┌──
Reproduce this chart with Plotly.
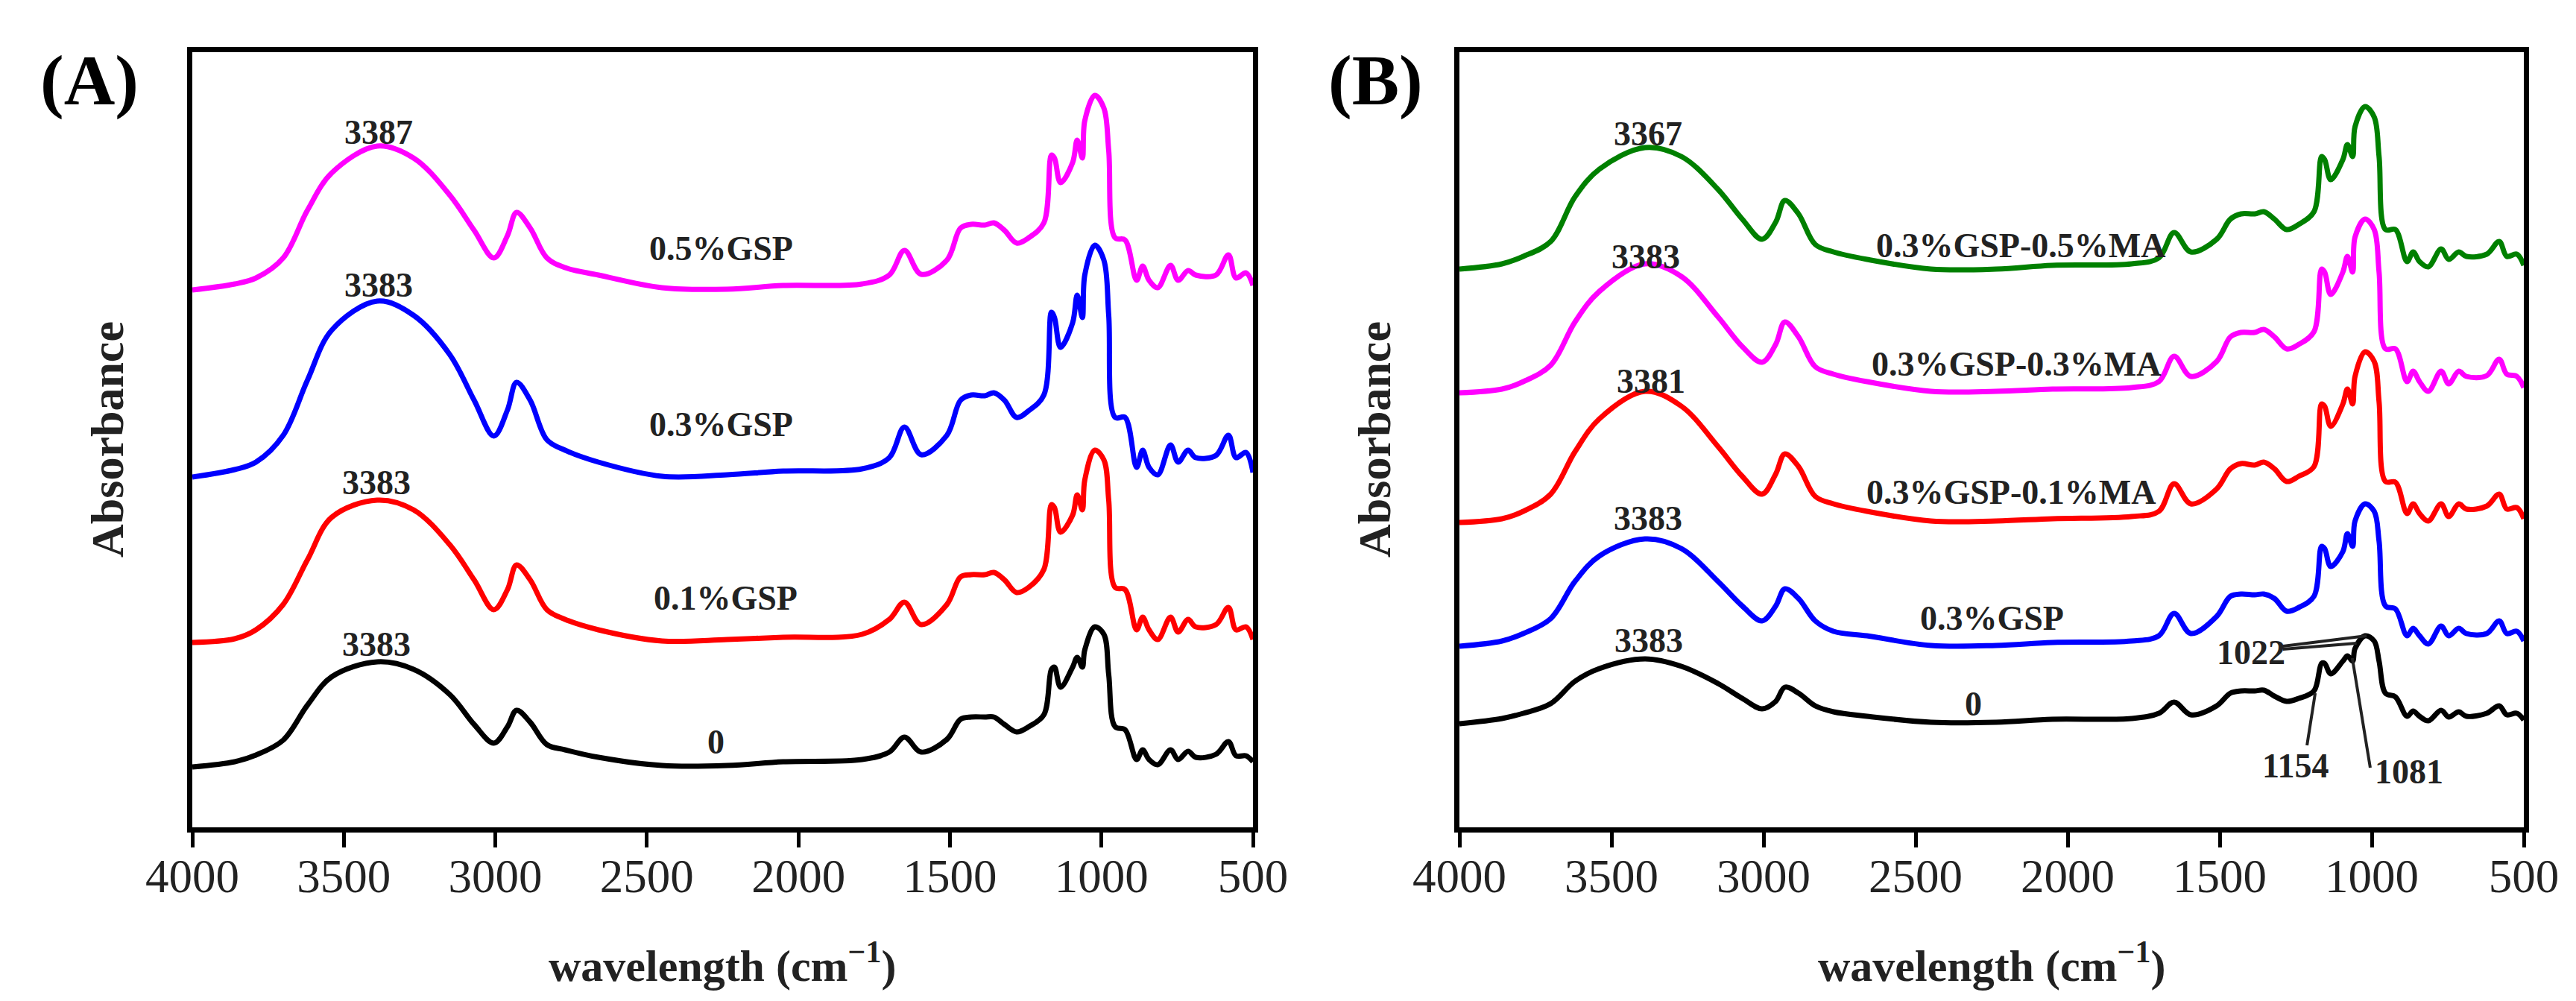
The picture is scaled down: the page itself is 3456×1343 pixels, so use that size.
import plotly.graph_objects as go
from plotly.subplots import make_subplots

# wavenumber grid (cm-1) shared by all spectra
wavenumber = [4000, 3860, 3790, 3700, 3620, 3540, 3390, 3270, 3150, 3070,
              3005, 2960, 2930, 2885, 2830, 2770, 2660, 2450, 2235, 2050,
              1790, 1700, 1650, 1595, 1510, 1465, 1430, 1385, 1355, 1320,
              1280, 1240, 1190, 1165, 1155, 1135, 1095, 1080, 1063, 1055,
              1022, 992, 976, 955, 922, 884, 864, 843, 814, 772,
              747, 714, 689, 622, 581, 556, 523, 500]

# ---- panel A, offset absorbance (a.u.) ----
a_0 = [0.81, 0.88, 0.97, 1.17, 1.64, 2.02, 2.22, 2.12, 1.78, 1.38,
       1.13, 1.35, 1.57, 1.41, 1.11, 1.04, 0.94, 0.83, 0.83, 0.88,
       0.91, 1.01, 1.21, 1.01, 1.18, 1.45, 1.48, 1.48, 1.48, 1.38,
       1.28, 1.35, 1.51, 2.12, 2.15, 1.88, 2.15, 2.28, 2.15, 2.38,
       2.69, 2.59, 2.05, 1.35, 1.31, 0.91, 1.04, 0.91, 0.84, 1.04,
       0.91, 1.02, 0.94, 0.98, 1.15, 0.96, 0.96, 0.88]
a_gsp01 = [2.48, 2.53, 2.65, 2.99, 3.59, 4.16, 4.39, 4.26, 3.79, 3.32,
           2.92, 3.19, 3.52, 3.32, 2.92, 2.79, 2.65, 2.50, 2.52, 2.55,
           2.59, 2.79, 3.02, 2.72, 2.99, 3.36, 3.39, 3.39, 3.42, 3.32,
           3.15, 3.22, 3.46, 4.33, 4.29, 3.96, 4.19, 4.46, 4.26, 4.66,
           5.06, 4.93, 4.39, 3.22, 3.19, 2.65, 2.82, 2.65, 2.52, 2.82,
           2.62, 2.79, 2.69, 2.72, 2.95, 2.65, 2.69, 2.52]
a_gsp03 = [4.70, 4.80, 4.90, 5.26, 6.00, 6.67, 7.06, 6.87, 6.34, 5.73,
           5.25, 5.60, 5.97, 5.73, 5.20, 5.06, 4.90, 4.71, 4.73, 4.78,
           4.81, 4.96, 5.37, 5.00, 5.26, 5.73, 5.80, 5.79, 5.83, 5.73,
           5.50, 5.59, 5.80, 6.91, 6.84, 6.44, 6.77, 7.14, 6.84, 7.41,
           7.81, 7.61, 6.87, 5.50, 5.50, 4.83, 5.06, 4.83, 4.73, 5.13,
           4.90, 5.06, 4.96, 4.99, 5.26, 4.96, 5.03, 4.76]
a_gsp05 = [7.21, 7.29, 7.37, 7.64, 8.28, 8.78, 9.14, 8.98, 8.48, 8.01,
           7.64, 7.94, 8.25, 8.04, 7.64, 7.51, 7.41, 7.24, 7.22, 7.27,
           7.29, 7.41, 7.74, 7.42, 7.61, 8.04, 8.09, 8.08, 8.11, 8.01,
           7.84, 7.91, 8.11, 9.02, 8.98, 8.65, 8.92, 9.22, 8.98, 9.48,
           9.82, 9.65, 9.08, 7.91, 7.88, 7.34, 7.53, 7.34, 7.24, 7.54,
           7.34, 7.47, 7.41, 7.41, 7.68, 7.37, 7.44, 7.27]

# ---- panel B ----
b_0 = [1.39, 1.46, 1.53, 1.66, 1.96, 2.13, 2.26, 2.16, 1.93, 1.73,
       1.59, 1.69, 1.88, 1.80, 1.63, 1.55, 1.49, 1.41, 1.41, 1.45,
       1.46, 1.53, 1.68, 1.51, 1.63, 1.80, 1.83, 1.83, 1.84, 1.76,
       1.69, 1.73, 1.83, 2.20, 2.20, 2.06, 2.23, 2.30, 2.23, 2.40,
       2.57, 2.50, 2.23, 1.80, 1.75, 1.49, 1.56, 1.49, 1.43, 1.57,
       1.48, 1.55, 1.49, 1.53, 1.63, 1.51, 1.53, 1.44]
b_gsp03 = [2.43, 2.50, 2.60, 2.80, 3.30, 3.64, 3.87, 3.74, 3.30, 2.97,
           2.77, 2.97, 3.20, 3.07, 2.77, 2.63, 2.57, 2.44, 2.44, 2.48,
           2.50, 2.57, 2.87, 2.60, 2.83, 3.10, 3.13, 3.12, 3.13, 3.07,
           2.90, 2.95, 3.10, 3.77, 3.74, 3.50, 3.70, 3.94, 3.77, 4.11,
           4.34, 4.24, 3.84, 2.97, 2.93, 2.57, 2.67, 2.57, 2.46, 2.70,
           2.57, 2.67, 2.60, 2.60, 2.77, 2.60, 2.63, 2.50]
b_ma01 = [4.09, 4.14, 4.24, 4.47, 5.04, 5.48, 5.85, 5.65, 5.11, 4.71,
          4.47, 4.74, 5.01, 4.84, 4.44, 4.34, 4.24, 4.11, 4.11, 4.14,
          4.17, 4.24, 4.61, 4.34, 4.54, 4.81, 4.88, 4.86, 4.90, 4.81,
          4.64, 4.71, 4.84, 5.68, 5.65, 5.38, 5.68, 5.88, 5.68, 6.05,
          6.38, 6.25, 5.71, 4.64, 4.63, 4.21, 4.34, 4.21, 4.11, 4.34,
          4.17, 4.34, 4.27, 4.31, 4.47, 4.27, 4.29, 4.14]
b_ma03 = [5.83, 5.88, 5.98, 6.20, 6.78, 7.19, 7.56, 7.39, 6.85, 6.45,
          6.24, 6.48, 6.78, 6.58, 6.18, 6.08, 5.98, 5.85, 5.85, 5.88,
          5.90, 5.98, 6.32, 6.05, 6.25, 6.58, 6.64, 6.64, 6.68, 6.58,
          6.42, 6.48, 6.65, 7.49, 7.45, 7.15, 7.45, 7.66, 7.45, 7.92,
          8.16, 8.02, 7.45, 6.42, 6.42, 5.98, 6.12, 5.98, 5.85, 6.12,
          5.95, 6.12, 6.05, 6.06, 6.28, 6.08, 6.05, 5.90]
b_ma05 = [7.49, 7.56, 7.66, 7.86, 8.46, 8.83, 9.12, 9.00, 8.56, 8.16,
          7.89, 8.12, 8.41, 8.23, 7.82, 7.72, 7.62, 7.49, 7.49, 7.54,
          7.56, 7.64, 7.98, 7.72, 7.89, 8.16, 8.23, 8.23, 8.26, 8.16,
          8.02, 8.09, 8.26, 9.00, 8.96, 8.69, 8.96, 9.16, 9.00, 9.40,
          9.67, 9.53, 9.00, 8.02, 8.02, 7.59, 7.72, 7.59, 7.52, 7.76,
          7.62, 7.72, 7.66, 7.69, 7.86, 7.66, 7.69, 7.54]

a_series = [a_0, a_gsp01, a_gsp03, a_gsp05]
a_colors = ["black", "#ff0000", "#0000ff", "#ff00ff"]
a_names = ["0", "0.1%GSP", "0.3%GSP", "0.5%GSP"]

b_series = [b_0, b_gsp03, b_ma01, b_ma03, b_ma05]
b_colors = ["black", "#0000ff", "#ff0000", "#ff00ff", "#008000"]
b_names = ["0", "0.3%GSP", "0.3%GSP-0.1%MA", "0.3%GSP-0.3%MA", "0.3%GSP-0.5%MA"]

# text labels: (text, wavenumber, absorbance)
a_labels = [("3387", 3385, 9.32), ("3383", 3385, 7.27), ("3383", 3392, 4.62),
            ("3383", 3392, 2.45), ("0.5%GSP", 2254, 7.76), ("0.3%GSP", 2254, 5.40),
            ("0.1%GSP", 2241, 3.07), ("0", 2271, 1.14)]
b_labels = [("3367", 3380, 9.30), ("3383", 3387, 7.65), ("3381", 3370, 5.98),
            ("3383", 3380, 4.14), ("3383", 3377, 2.50),
            ("0.3%GSP-0.5%MA", 2154, 7.80), ("0.3%GSP-0.3%MA", 2169, 6.21),
            ("0.3%GSP-0.1%MA", 2186, 4.49), ("0.3%GSP", 2248, 2.80), ("0", 2311, 1.65),
            ("1022", 1397, 2.34), ("1154", 1252, 0.82), ("1081", 877, 0.75)]
# leader lines in panel B: (x0, y0, x1, y1)
b_leaders = [(1292, 2.43, 1017, 2.57), (1292, 2.39, 1050, 2.47),
             (1213, 1.10, 1186, 1.80), (1005, 0.80, 1064, 2.27)]

SERIF = "Liberation Serif"
fig = make_subplots(rows=1, cols=2)

for ys, c, n in zip(a_series, a_colors, a_names):
    fig.add_trace(go.Scatter(x=wavenumber, y=ys, name=n, mode="lines",
                             line=dict(color=c, width=7, shape="spline", smoothing=1.0)),
                  row=1, col=1)
for ys, c, n in zip(b_series, b_colors, b_names):
    fig.add_trace(go.Scatter(x=wavenumber, y=ys, name=n, mode="lines",
                             line=dict(color=c, width=7, shape="spline", smoothing=1.0)),
                  row=1, col=2)

for t, x, y in a_labels:
    fig.add_annotation(x=x, y=y, xref="x", yref="y", text="<b>%s</b>" % t, showarrow=False,
                       xanchor="center", yanchor="middle",
                       font=dict(family=SERIF, size=46, color="#222"))
for t, x, y in b_labels:
    fig.add_annotation(x=x, y=y, xref="x2", yref="y2", text="<b>%s</b>" % t, showarrow=False,
                       xanchor="center", yanchor="middle",
                       font=dict(family=SERIF, size=46, color="#222"))
for x0, y0, x1, y1 in b_leaders:
    fig.add_shape(type="line", x0=x0, y0=y0, x1=x1, y1=y1, xref="x2", yref="y2",
                  line=dict(color="#222", width=4))

ydom = [241 / 1343, 1281 / 1343]
for i, dom in [(1, [250 / 3456, 1673 / 3456]), (2, [1950 / 3456, 3378 / 3456])]:
    fig.update_xaxes(domain=dom, range=[4000, 500], tickvals=[4000, 3500, 3000, 2500, 2000, 1500, 1000, 500],
                     ticks="outside", ticklen=20, tickwidth=5, tickcolor="black",
                     showline=True, linewidth=7, linecolor="black", mirror=True,
                     showgrid=False, zeroline=False, automargin=False, ticklabelstandoff=-16,
                     tickfont=dict(family=SERIF, size=63, color="#222"), row=1, col=i)
    fig.update_yaxes(domain=ydom, range=[0, 10.4], showticklabels=False, ticks="",
                     showline=True, linewidth=7, linecolor="black", mirror=True,
                     showgrid=False, zeroline=False, automargin=False, row=1, col=i)

# titles and panel letters
for ref, ylab_x, letter, lx in [("x domain", 136 / 3456, "(A)", 112 / 3456),
                                ("x2 domain", 1836 / 3456, "(B)", 1837 / 3456)]:
    fig.add_annotation(x=0.5, y=60 / 1343, xref=ref, yref="paper", showarrow=False,
                       xanchor="center", yanchor="middle",
                       text="<b>wavelength (cm<sup>\u22121</sup>)</b>",
                       font=dict(family=SERIF, size=60, color="#222"))
    fig.add_annotation(x=ylab_x, y=761 / 1343, xref="paper", yref="paper", showarrow=False,
                       xanchor="center", yanchor="middle",
                       text="<b>Absorbance</b>", textangle=-90,
                       font=dict(family=SERIF, size=62, color="#222"))
    fig.add_annotation(x=lx, y=1243 / 1343, xref="paper", yref="paper", showarrow=False,
                       xanchor="center", yanchor="middle",
                       text="<b>%s</b>" % letter,
                       font=dict(family=SERIF, size=95, color="black"))

fig.update_layout(width=3456, height=1343, margin=dict(l=0, r=0, t=0, b=0, autoexpand=False),
                  showlegend=False, plot_bgcolor="white", paper_bgcolor="white",
                  template="plotly_white")
fig.write_html("out.html")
└──
◆ **EXERCISE PROMPT**
Give again, word for word, only the lines running from the line with "The picture is" through the line with "from plotly.subplots import make_subplots"; include both of those lines.

◆ **RESPONSE BELOW**
The picture is scaled down: the page itself is 3456×1343 pixels, so use that size.
import plotly.graph_objects as go
from plotly.subplots import make_subplots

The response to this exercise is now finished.